Details: First prize -- $500 and a plaque. The bee is part of a weekend of activities, beginning Friday with a half-day workshop: "Grey Matters: Training the Grownup Brain." Among the workshop panelists will be author and New York Times Health Editor Barbara Strauch. An opening reception at the hotel will include a just-for-fun warm-up spelling exercise. The bee takes place Saturday afternoon and begins with a round of written tests. Spectators are welcome.

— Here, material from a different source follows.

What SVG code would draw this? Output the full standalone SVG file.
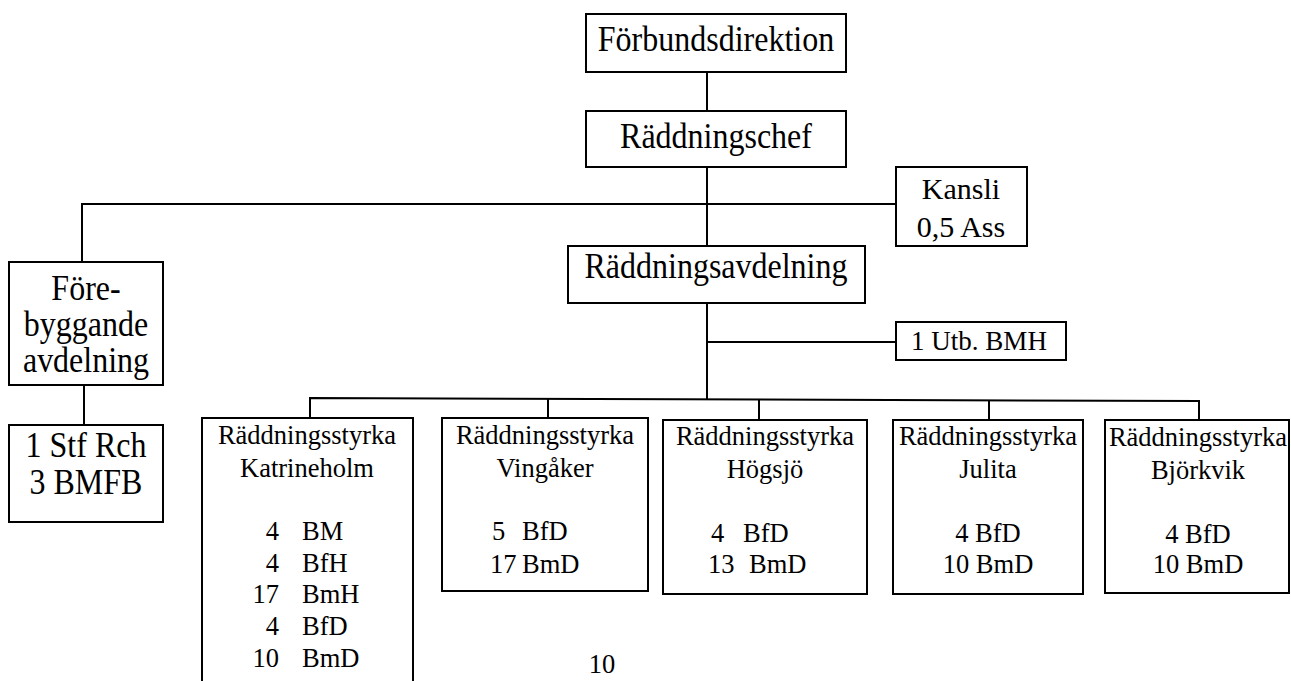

what: WILLIAMSBURG SPELLING BEE
when: ongoing; Monday evenings bimonthly; 7:30 pm
where: Pete's Candy Store, 709 Lorimer Street, Brooklyn, New York
registration: open to all; no cover, no bee registration fee
info: petescandystore.com; jenisfamous.com
photos: Deneka Peniston

How challenging is an adult bee likely to be when its setting is the dark, romantically mood-lit backroom area of a bar? 
 
Challenging enough if the bar is Pete's Candy Store in Brooklyn, where the nocturnal Williamsburg Spelling Bee is now in its eleventh (semi-annual) season. (This is not one of those rowdy saloon bees, and there are more than a few around, that value lubrication and lubricity more than lucubration and literacy from the competing performers.) 
 
The Williamsburg bee at Pete's was founded by musician-composer and presiding presence Bobby Blue. Apparently, after seeing Spellbound, the documentary about youngsters in the Scripps National Spelling Bee, he had a vision of adults rediscovering -- more informally -- the appeal of bees (with beers, wine, or a nice ginger sour), and thus the Williamsburg was born in 2004.
 
With him at the pronouncer's table is co-hosting beetender and comedian Jennifer Dziura. They are no slouches. While there's always room in the proceedings for supportive comments or amusing asides, Bobby and Jen don't mince words in choosing dictionary toughies worthy of the regulars, familiars, and newcomers who stand at the microphone. Mostly in their twenties or thirties, the contestants are (media reports and Jennifer's blog suggest) from all walks of life, have endearing oddball qualities, and have done some lexical homework.